Short problem:
Open with the line that has "Generate a Python"; close with the line that has "plt.rcParams['font.family'] = ['Liberation". Retype those lines exactly, images excluded.

# Data start

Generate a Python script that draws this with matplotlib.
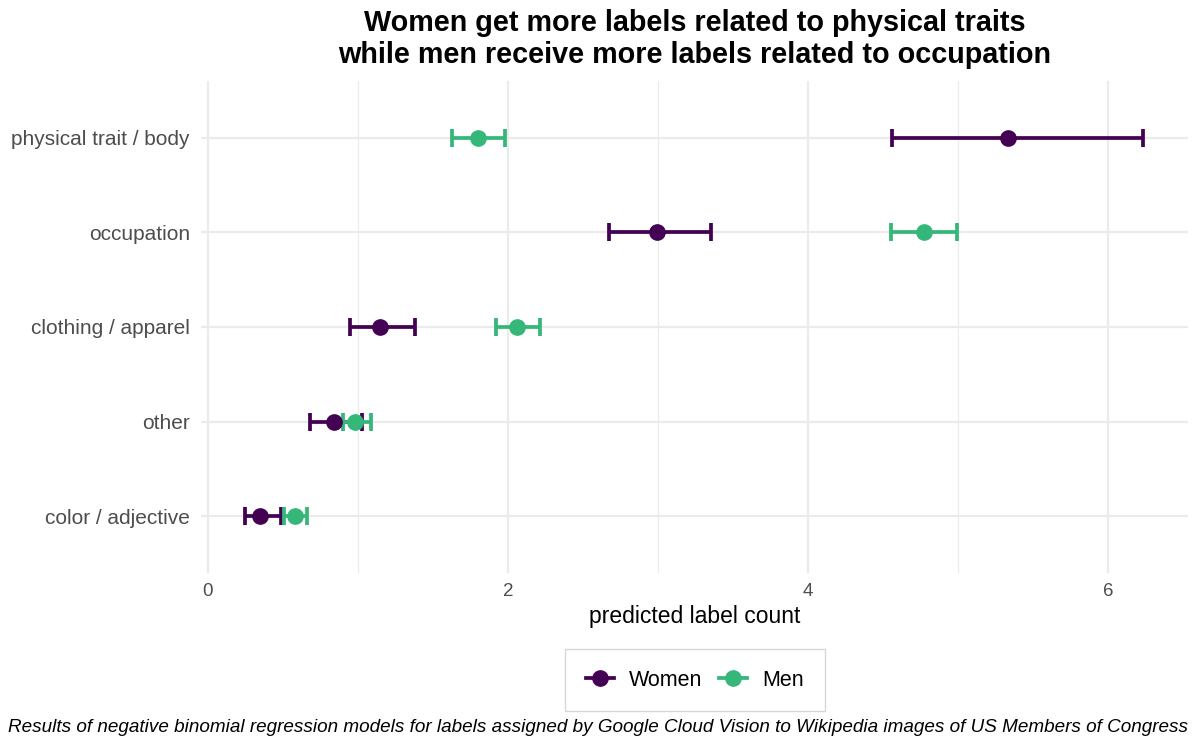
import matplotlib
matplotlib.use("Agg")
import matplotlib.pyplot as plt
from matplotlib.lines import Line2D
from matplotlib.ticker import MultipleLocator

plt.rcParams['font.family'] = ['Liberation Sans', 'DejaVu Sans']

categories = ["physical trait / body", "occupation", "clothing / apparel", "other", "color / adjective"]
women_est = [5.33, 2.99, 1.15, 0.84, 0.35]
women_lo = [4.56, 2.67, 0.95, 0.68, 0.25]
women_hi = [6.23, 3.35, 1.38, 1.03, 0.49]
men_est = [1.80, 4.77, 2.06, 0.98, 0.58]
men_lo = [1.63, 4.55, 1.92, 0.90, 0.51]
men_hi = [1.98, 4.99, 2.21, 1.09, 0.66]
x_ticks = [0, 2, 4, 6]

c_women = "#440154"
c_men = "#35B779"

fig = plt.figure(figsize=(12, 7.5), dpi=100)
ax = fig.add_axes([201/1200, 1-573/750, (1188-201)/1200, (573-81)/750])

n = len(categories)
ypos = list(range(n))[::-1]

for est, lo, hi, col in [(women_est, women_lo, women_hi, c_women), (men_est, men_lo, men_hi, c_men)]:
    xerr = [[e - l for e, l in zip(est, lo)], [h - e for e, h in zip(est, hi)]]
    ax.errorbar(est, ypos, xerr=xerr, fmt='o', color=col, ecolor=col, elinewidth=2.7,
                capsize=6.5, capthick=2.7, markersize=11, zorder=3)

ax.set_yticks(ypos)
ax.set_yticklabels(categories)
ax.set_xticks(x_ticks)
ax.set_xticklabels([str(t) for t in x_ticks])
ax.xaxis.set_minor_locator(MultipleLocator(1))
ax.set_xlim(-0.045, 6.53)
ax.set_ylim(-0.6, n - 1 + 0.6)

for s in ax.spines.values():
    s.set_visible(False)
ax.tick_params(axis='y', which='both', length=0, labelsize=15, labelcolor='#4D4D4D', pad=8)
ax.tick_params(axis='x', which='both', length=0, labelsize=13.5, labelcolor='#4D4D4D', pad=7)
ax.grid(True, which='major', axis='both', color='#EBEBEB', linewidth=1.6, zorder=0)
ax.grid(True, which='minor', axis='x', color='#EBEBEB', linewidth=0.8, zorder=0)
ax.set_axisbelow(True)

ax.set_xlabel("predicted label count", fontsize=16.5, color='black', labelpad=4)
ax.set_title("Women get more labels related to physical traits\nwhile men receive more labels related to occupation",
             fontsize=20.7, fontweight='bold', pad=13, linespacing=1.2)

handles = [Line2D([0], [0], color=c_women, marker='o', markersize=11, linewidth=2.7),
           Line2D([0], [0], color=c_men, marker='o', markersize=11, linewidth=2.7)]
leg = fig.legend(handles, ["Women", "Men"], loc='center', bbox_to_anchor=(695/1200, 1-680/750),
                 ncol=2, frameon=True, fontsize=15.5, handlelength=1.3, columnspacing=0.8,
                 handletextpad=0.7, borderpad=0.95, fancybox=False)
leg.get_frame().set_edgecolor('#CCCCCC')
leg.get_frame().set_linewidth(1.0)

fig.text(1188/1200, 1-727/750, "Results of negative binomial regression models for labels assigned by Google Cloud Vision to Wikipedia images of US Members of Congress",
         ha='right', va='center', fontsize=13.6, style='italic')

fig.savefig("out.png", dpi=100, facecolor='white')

# Data end
# Data start

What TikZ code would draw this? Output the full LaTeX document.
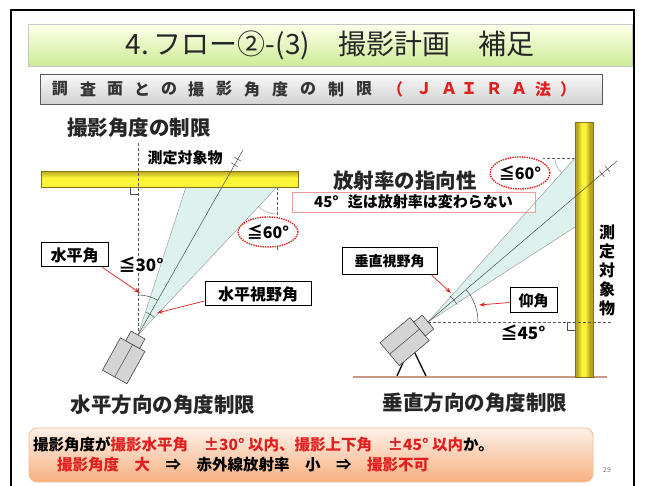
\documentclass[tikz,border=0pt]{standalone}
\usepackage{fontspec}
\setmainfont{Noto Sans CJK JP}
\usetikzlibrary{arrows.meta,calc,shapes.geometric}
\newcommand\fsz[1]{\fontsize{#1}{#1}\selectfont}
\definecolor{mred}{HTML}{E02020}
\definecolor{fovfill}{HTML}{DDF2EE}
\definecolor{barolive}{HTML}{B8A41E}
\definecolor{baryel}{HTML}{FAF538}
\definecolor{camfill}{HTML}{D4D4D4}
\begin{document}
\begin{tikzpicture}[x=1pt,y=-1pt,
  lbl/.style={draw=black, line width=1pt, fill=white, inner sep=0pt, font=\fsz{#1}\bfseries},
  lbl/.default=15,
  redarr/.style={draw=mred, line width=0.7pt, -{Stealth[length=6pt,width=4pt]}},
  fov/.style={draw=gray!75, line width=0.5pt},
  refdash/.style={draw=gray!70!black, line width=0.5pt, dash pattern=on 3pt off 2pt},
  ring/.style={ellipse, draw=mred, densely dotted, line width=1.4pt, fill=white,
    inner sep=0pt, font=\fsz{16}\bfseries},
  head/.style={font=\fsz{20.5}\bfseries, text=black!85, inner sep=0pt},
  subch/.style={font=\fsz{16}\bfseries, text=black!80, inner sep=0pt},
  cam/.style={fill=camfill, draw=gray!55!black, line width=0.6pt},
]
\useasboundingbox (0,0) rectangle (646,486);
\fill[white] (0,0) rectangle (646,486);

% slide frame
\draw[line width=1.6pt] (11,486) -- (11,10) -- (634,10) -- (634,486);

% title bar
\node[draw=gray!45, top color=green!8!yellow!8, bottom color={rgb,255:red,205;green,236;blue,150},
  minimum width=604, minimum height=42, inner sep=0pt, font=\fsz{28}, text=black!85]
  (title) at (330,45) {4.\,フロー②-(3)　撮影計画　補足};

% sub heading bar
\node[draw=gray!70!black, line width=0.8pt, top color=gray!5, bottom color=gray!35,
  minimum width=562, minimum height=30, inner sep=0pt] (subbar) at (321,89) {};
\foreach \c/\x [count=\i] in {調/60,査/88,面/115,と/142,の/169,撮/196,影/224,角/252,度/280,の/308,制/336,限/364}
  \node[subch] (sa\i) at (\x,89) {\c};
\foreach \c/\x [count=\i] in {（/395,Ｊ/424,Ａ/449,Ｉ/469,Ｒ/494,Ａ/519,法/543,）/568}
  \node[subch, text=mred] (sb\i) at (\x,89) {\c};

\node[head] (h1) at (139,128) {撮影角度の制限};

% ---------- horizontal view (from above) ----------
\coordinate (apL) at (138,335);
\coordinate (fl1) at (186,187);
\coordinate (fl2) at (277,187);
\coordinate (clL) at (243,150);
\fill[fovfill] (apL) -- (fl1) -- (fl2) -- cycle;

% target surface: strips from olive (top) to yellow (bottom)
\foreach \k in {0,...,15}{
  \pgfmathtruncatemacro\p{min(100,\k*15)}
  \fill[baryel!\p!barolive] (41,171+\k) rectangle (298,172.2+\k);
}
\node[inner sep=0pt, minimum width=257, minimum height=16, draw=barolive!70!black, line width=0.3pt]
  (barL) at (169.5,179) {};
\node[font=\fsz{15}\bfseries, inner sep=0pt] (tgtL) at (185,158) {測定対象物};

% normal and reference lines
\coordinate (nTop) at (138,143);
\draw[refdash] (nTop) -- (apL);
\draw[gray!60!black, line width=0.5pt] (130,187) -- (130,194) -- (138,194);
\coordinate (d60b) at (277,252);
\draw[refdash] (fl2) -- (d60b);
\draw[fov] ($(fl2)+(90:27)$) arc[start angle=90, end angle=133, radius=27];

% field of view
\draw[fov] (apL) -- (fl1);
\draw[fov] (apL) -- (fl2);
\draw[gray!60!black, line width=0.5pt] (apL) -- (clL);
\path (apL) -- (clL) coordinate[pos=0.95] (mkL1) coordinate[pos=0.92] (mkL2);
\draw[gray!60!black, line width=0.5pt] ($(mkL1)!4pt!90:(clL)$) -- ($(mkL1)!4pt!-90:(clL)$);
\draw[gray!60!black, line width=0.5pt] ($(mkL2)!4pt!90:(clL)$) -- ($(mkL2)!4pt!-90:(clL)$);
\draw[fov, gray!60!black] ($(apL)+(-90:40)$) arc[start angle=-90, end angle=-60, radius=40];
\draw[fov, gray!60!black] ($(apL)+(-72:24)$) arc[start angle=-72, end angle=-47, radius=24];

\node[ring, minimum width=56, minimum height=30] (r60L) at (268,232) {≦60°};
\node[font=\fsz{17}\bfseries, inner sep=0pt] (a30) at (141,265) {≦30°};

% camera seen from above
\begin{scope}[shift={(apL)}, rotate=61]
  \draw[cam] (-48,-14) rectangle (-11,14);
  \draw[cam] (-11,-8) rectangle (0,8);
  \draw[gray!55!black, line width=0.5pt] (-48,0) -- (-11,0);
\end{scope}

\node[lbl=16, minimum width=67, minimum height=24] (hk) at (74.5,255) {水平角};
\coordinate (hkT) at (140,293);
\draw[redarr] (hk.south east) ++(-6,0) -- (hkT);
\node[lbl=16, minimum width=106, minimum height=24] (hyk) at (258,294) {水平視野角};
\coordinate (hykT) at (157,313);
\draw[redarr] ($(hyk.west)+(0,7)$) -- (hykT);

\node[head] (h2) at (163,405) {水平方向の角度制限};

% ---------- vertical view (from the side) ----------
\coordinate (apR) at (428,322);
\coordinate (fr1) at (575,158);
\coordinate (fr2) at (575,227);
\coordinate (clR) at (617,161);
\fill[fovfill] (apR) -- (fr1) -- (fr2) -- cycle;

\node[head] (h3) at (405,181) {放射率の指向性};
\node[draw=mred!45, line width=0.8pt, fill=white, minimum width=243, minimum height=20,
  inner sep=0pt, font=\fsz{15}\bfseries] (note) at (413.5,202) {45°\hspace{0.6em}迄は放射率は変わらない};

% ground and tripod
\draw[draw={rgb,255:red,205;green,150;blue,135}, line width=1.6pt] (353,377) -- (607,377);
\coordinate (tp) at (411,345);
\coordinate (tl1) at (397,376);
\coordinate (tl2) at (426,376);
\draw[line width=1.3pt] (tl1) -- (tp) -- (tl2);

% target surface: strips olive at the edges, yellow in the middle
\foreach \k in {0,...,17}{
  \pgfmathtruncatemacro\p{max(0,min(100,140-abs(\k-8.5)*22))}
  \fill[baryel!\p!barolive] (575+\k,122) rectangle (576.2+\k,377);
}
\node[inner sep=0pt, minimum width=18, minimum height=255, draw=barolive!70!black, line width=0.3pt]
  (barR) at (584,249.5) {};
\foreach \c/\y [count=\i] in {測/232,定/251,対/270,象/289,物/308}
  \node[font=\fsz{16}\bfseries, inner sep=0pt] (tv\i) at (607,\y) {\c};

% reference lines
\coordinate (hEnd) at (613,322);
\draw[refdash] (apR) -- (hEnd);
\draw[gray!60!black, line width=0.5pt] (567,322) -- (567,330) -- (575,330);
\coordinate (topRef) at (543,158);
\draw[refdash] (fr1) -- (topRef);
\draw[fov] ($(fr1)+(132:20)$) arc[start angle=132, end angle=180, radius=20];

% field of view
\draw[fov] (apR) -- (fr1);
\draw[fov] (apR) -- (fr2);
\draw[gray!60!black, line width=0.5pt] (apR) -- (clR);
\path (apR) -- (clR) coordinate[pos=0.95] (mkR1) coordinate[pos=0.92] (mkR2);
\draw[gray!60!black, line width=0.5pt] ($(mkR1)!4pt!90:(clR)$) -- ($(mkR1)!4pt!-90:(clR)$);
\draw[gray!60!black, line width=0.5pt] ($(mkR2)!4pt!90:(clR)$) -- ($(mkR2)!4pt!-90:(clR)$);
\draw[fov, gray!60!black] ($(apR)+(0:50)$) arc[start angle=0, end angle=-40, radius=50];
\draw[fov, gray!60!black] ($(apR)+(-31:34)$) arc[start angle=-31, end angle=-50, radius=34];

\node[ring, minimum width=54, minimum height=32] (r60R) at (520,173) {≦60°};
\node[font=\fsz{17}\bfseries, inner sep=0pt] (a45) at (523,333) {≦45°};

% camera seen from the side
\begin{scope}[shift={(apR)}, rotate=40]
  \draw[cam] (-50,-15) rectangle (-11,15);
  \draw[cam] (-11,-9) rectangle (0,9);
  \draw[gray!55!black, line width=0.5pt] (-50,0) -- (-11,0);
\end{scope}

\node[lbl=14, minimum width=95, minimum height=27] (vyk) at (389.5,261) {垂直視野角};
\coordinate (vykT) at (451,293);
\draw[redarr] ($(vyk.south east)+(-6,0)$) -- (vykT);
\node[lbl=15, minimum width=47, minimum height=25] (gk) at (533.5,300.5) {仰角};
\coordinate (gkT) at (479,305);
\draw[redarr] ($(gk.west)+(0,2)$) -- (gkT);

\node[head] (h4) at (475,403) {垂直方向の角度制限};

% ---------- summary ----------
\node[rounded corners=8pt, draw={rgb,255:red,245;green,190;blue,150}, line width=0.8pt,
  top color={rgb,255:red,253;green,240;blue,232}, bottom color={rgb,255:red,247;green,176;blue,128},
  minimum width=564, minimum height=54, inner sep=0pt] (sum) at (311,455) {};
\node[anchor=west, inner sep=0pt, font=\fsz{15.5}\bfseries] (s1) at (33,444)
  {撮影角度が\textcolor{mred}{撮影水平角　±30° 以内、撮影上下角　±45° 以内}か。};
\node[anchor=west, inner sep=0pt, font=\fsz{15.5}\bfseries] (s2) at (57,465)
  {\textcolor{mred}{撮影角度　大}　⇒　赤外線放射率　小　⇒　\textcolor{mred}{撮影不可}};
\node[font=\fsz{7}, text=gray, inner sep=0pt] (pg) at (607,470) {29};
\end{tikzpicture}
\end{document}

# Data end

Solution to this problem:
Generate a Python script that draws this with matplotlib.
import matplotlib
matplotlib.use("Agg")
import matplotlib.pyplot as plt
from matplotlib.lines import Line2D
from matplotlib.ticker import MultipleLocator

plt.rcParams['font.family'] = ['Liberation Sans', 'DejaVu Sans']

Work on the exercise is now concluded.